Expo : Divas, d'Oum Kalthoum à Dalida - Institut du Monde Arabe - Jusqu'au 26 septembre 2021


 

A l’Institut du Monde Arabe, l’exposition « Divas, d’Oum Kalthoum à Dalida », célèbre le parcours foisonnant de femmes iconiques. Chanteuses, danseuses, actrices, productrices de cinéma, elles ont formé l’avant-garde d’une révolution culturelle majeure entre les années 1920 et les années 1970, au Maghreb et au Moyen-Orient. Leurs vies dédiées aux arts et aux engagements ont fait d’elles de véritables légendes. Dès les débuts de la décolonisation et des luttes d’indépendance, elles ont assumé un rôle central dans l’expression d’une identité renaissante par le biais d’un renouveau artistique. Féministes émancipées, elles ont embrassé les enjeux politiques et sociétaux de leur temps.

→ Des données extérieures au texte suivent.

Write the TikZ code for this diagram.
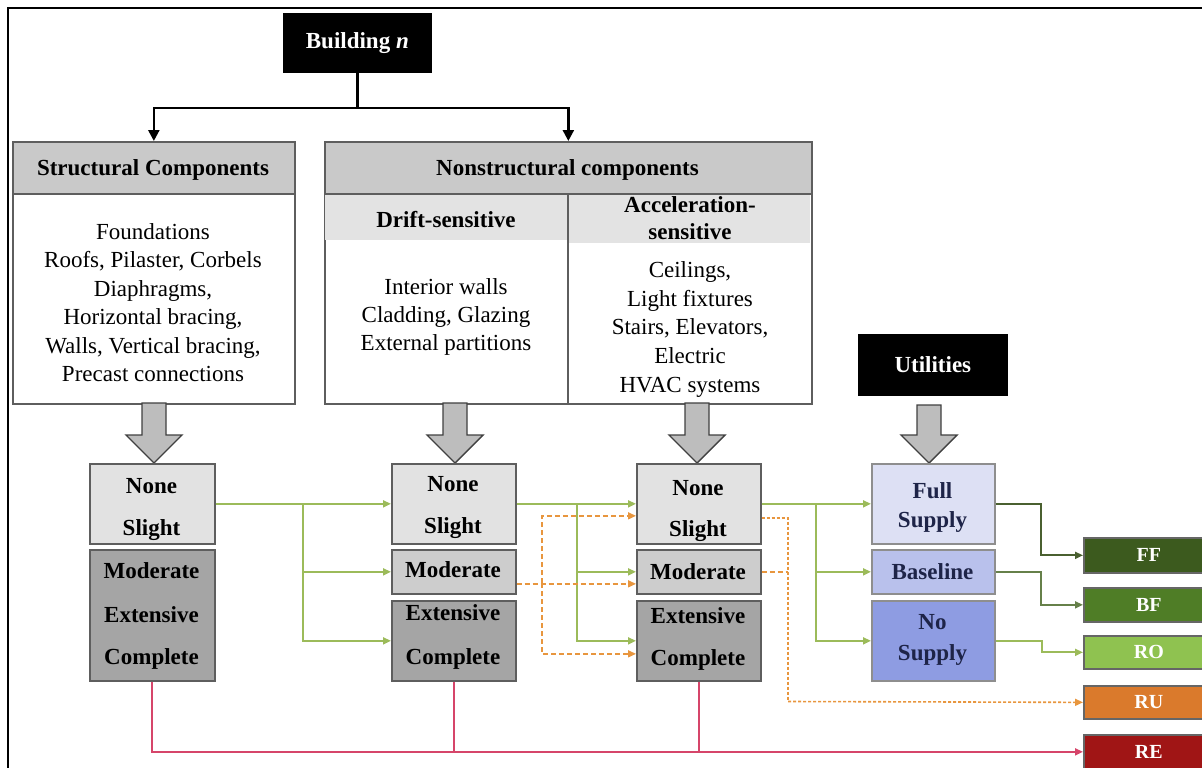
\documentclass[tikz,border=0pt]{standalone}
\usepackage{fontspec}
\setmainfont{Liberation Serif}
\usetikzlibrary{arrows.meta,calc}
\definecolor{hdrgray}{HTML}{C9C9C9}
\definecolor{subgray}{HTML}{E3E3E3}
\definecolor{lightbox}{HTML}{E2E2E2}
\definecolor{midbox}{HTML}{CDCDCD}
\definecolor{darkbox}{HTML}{A5A5A5}
\definecolor{edgegray}{HTML}{5E5E5E}
\definecolor{fullsup}{HTML}{DDE0F4}
\definecolor{basesup}{HTML}{B9C1EC}
\definecolor{nosup}{HTML}{8E9CE2}
\definecolor{navytext}{HTML}{1E2448}
\definecolor{ffcol}{HTML}{3C5A1E}
\definecolor{bfcol}{HTML}{4F7D26}
\definecolor{rocol}{HTML}{8FC250}
\definecolor{rucol}{HTML}{DA7A2C}
\definecolor{recol}{HTML}{A01515}
\definecolor{gline}{HTML}{9CBB5A}
\definecolor{gdark}{HTML}{4A6030}
\definecolor{gmid}{HTML}{66804A}
\definecolor{oline}{HTML}{E8963E}
\definecolor{rline}{HTML}{D6456A}
\newcommand\blockarr[4]{%
  \draw[blockarrow] ({#1-12},#2) -- ({#1+12},#2) -- ({#1+12},#3) -- ({#1+28},#3)
    -- (#1,#4) -- ({#1-28},#3) -- ({#1-12},#3) -- cycle;}
\begin{document}
\begin{tikzpicture}[x=1pt,y=-1pt,
  bx/.style={draw=edgegray, line width=1.7pt, inner sep=0pt, anchor=north west},
  blk/.style={bx, draw=black, fill=black, text=white},
  txt/.style={font=\fontsize{23}{28}\selectfont, anchor=base, inner sep=0pt},
  btxt/.style={txt, font=\fontsize{23}{28}\selectfont\bfseries},
  otxt/.style={font=\fontsize{20}{24}\selectfont\bfseries, text=white},
  blockarrow/.style={fill=black!26, draw=black!75, line width=1.4pt, line join=miter},
  barrow/.style={draw=black, line width=2.4pt, -{Triangle[length=11pt,width=11pt]}},
  gcon/.style={draw=gline, line width=1.9pt, -{Triangle[length=8pt,width=7pt]}},
  ocon/.style={draw=oline, line width=1.5pt, dash pattern=on 5pt off 3pt, -{Triangle[length=8pt,width=7pt]}},
  oplain/.style={draw=oline, line width=1.5pt, dash pattern=on 5pt off 3pt},
  odot/.style={draw=oline, line width=1.6pt, dash pattern=on 3pt off 2pt},
  rcon/.style={draw=rline, line width=1.9pt},
]
\useasboundingbox (0,0) rectangle (1202,768);
\clip (0,0) rectangle (1202,768);
% frame
\draw[line width=2pt] (8,775) -- (8,8) -- (1210,8);

% Building n
\node[blk, minimum width=147pt, minimum height=58pt, font=\fontsize{23}{28}\selectfont\bfseries] (building) at (283,13) {Building \textit{n}};

% Structural components
\node[bx, fill=white, minimum width=282pt, minimum height=262pt] (sc) at (12,141) {};
\node[bx, fill=hdrgray, minimum width=282pt, minimum height=52pt] (sch) at (12,141) {};
\node[btxt] (schtxt) at (153,175.5) {Structural Components};
\foreach \t [count=\i] in {Foundations, {Roofs, Pilaster, Corbels}, {Diaphragms,}, {Horizontal bracing,}, {Walls, Vertical bracing,}, Precast connections}
  \node[txt] (sct\i) at (153,{239.5+(\i-1)*28.4}) {\t};

% Nonstructural components
\node[bx, fill=white, minimum width=487pt, minimum height=262pt] (ns) at (324,141) {};
\fill[subgray] (325,193) rectangle (567.5,240);
\fill[subgray] (568.5,193) rectangle (810,243);
\node[bx, fill=hdrgray, minimum width=487pt, minimum height=52pt] (nsh) at (324,141) {};
\draw[edgegray, line width=1.3pt] (568,193) -- (568,403);
\node[btxt] (nshtxt) at (567.5,175.5) {Nonstructural components};
\node[btxt] (drift) at (446,227.5) {Drift-sensitive};
\node[btxt] (acc1) at (690,212.5) {Acceleration-};
\node[btxt] (acc2) at (690,239.5) {sensitive};
\foreach \t [count=\i] in {Interior walls, {Cladding, Glazing}, External partitions}
  \node[txt] (dst\i) at (446,{294.5+(\i-1)*28.2}) {\t};
\foreach \t [count=\i] in {{Ceilings,}, Light fixtures, {Stairs, Elevators,}, Electric, HVAC systems}
  \node[txt] (ast\i) at (690,{277.5+(\i-1)*28.7}) {\t};

% Utilities
\node[blk, minimum width=148pt, minimum height=60pt, font=\fontsize{23}{28}\selectfont\bfseries] (util) at (858,334) {Utilities};

% block arrows
\blockarr{154}{403}{435}{463}
\blockarr{455}{403}{435}{463}
\blockarr{697}{403}{435}{463}
\blockarr{929}{405}{435}{463}

% damage state boxes
\node[bx, fill=lightbox, minimum width=125pt, minimum height=80pt] (c1a) at (89,463) {};
\node[bx, fill=darkbox, minimum width=125pt, minimum height=131pt] (c1b) at (89,549) {};
\node[bx, fill=lightbox, minimum width=124pt, minimum height=80pt] (c2a) at (391,463) {};
\node[bx, fill=midbox, minimum width=124pt, minimum height=44pt] (c2b) at (391,549) {};
\node[bx, fill=darkbox, minimum width=124pt, minimum height=80pt] (c2c) at (391,600) {};
\node[bx, fill=lightbox, minimum width=124pt, minimum height=80pt] (c3a) at (636,463) {};
\node[bx, fill=midbox, minimum width=124pt, minimum height=44pt] (c3b) at (636,549) {};
\node[bx, fill=darkbox, minimum width=124pt, minimum height=80pt] (c3c) at (636,600) {};
\node[bx, draw=edgegray!70, fill=fullsup, minimum width=123pt, minimum height=80pt] (c4a) at (871,463) {};
\node[bx, draw=edgegray!70, fill=basesup, minimum width=123pt, minimum height=44pt] (c4b) at (871,549) {};
\node[bx, draw=edgegray!70, fill=nosup, minimum width=123pt, minimum height=80pt] (c4c) at (871,600) {};

\node[btxt] (l1a) at (151.5,493.5) {None};
\node[btxt] (l1b) at (151.5,535.5) {Slight};
\node[btxt] (l1c) at (151.5,578.5) {Moderate};
\node[btxt] (l1d) at (151.5,622.5) {Extensive};
\node[btxt] (l1e) at (151.5,664.5) {Complete};
\node[btxt] (l2a) at (453,491.5) {None};
\node[btxt] (l2b) at (453,533.5) {Slight};
\node[btxt] (l2c) at (453,577.5) {Moderate};
\node[btxt] (l2d) at (453,620.5) {Extensive};
\node[btxt] (l2e) at (453,664.5) {Complete};
\node[btxt] (l3a) at (698,495.5) {None};
\node[btxt] (l3b) at (698,536.5) {Slight};
\node[btxt] (l3c) at (698,579.5) {Moderate};
\node[btxt] (l3d) at (698,623.5) {Extensive};
\node[btxt] (l3e) at (698,665.5) {Complete};
\node[btxt, text=navytext] (l4a) at (932.5,498.5) {Full};
\node[btxt, text=navytext] (l4b) at (932.5,527.5) {Supply};
\node[btxt, text=navytext] (l4c) at (932.5,579.5) {Baseline};
\node[btxt, text=navytext] (l4d) at (932.5,629.5) {No};
\node[btxt, text=navytext] (l4e) at (932.5,660.5) {Supply};

% outcome boxes
\node[bx, draw=black!60, fill=ffcol, minimum width=130pt, minimum height=35pt, otxt] (FF) at (1083,537) {FF};
\node[bx, draw=black!60, fill=bfcol, minimum width=130pt, minimum height=34pt, otxt] (BF) at (1083,587) {BF};
\node[bx, draw=black!60, fill=rocol, minimum width=130pt, minimum height=33pt, otxt] (RO) at (1083,635) {RO};
\node[bx, draw=black!60, fill=rucol, minimum width=130pt, minimum height=33pt, otxt] (RU) at (1083,685) {RU};
\node[bx, draw=black!60, fill=recol, minimum width=130pt, minimum height=34pt, otxt] (RE) at (1083,734) {RE};

% building connectors
\coordinate (bj) at ($(building.south)+(0,35)$);
\draw[draw=black, line width=2.4pt] (building.south) -- (bj);
\draw[barrow] (bj) -| (sch.north);
\draw[barrow] (bj) -| (nsh.north);

% green connectors
\coordinate (j1) at (303,503);
\draw[gcon] (c1a.east) -- (c2a.west);
\draw[gcon] (j1) |- (c2b.west);
\draw[gcon] (j1) |- (c2c.west);
\coordinate (j2) at (577,503);
\draw[gcon] (c2a.east) -- (c3a.west);
\draw[gcon] (j2) |- (c3b.west);
\draw[gcon] (j2) |- (c3c.west);
\coordinate (j3) at (816,503);
\draw[gcon] (c3a.east) -- (c4a.west);
\draw[gcon] (j3) |- (c4b.west);
\draw[gcon] (j3) |- (c4c.west);

% utility -> outcomes
\draw[gcon, draw=gdark] (c4a.east) -- ++(45,0) |- (FF.west);
\draw[gcon, draw=gmid] (c4b.east) -- ++(45,0) |- (BF.west);
\draw[gcon] (c4c.east) -- ++(46,0) |- (RO.west);

% orange dashed connectors
\coordinate (o1) at (542,583);
\draw[ocon] ([yshift=-12pt]c2b.east) -- ([yshift=-12pt]c3b.west);
\draw[ocon] (o1) |- ([yshift=-12pt]c3a.west);
\draw[ocon] (o1) |- ([yshift=-13pt]c3c.west);
\coordinate (o2) at (788,701.5);
\draw[odot] ([yshift=-14pt]c3a.east) -| (o2);
\draw[oplain] (c3b.east) -- (c3b.east -| o2);
\draw[odot, -{Triangle[length=8pt,width=7pt]}] (o2) -- (RU.west);

% red connectors
\draw[rcon, -{Triangle[length=8pt,width=7pt]}] (c1b.south) |- (RE.west);
\draw[rcon] (c2c.south) -- (c2c.south |- RE.west);
\draw[rcon] (c3c.south) -- (c3c.south |- RE.west);
\end{tikzpicture}
\end{document}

Ces divas, reconnues dans leur pays d’origine, mais également bien au-delà, ont suscité un véritable engouement populaire comme en témoignent leurs carrières exceptionnelles. De nos jours, leur héritage perdure, vibrant à travers les artistes contemporains qu’elles inspirent. 











Des pionnières, premières divas au Caire dans les années 1920, aux voix d’or de la chanson dès les années 1940, jusqu’aux actrices de Nilwood, le cinéma égyptien, ces figures féminines incarnent un idéal. Le glamour, les mélopées entêtantes des reines du cabaret, les danses envoûtantes, le jeu des comédiennes tour à tour drôles ou bouleversantes, les divas ont en commun un désir de liberté, d’émancipation.  Elles se trouvent à l’avant-garde des combats féministes et s’inscrivent dans une histoire sociale, questionnant sans cesse la condition de la femme. Egyptiennes, libanaises, algériennes, elles choisissent de mettre leur talent au service d’une cause politique. A l’heure des décolonisations, elles s’engagent auprès des mouvements d’indépendance. Le parcours chronologique de l’exposition « Divas, d’Oum Kalthoum à Dalida » déploie un vaste dispositif ponctué à profusion de photographies, documents d’archives, vidéos, extraits de concert, interviews rares, costumes de scène et accessoires personnels. 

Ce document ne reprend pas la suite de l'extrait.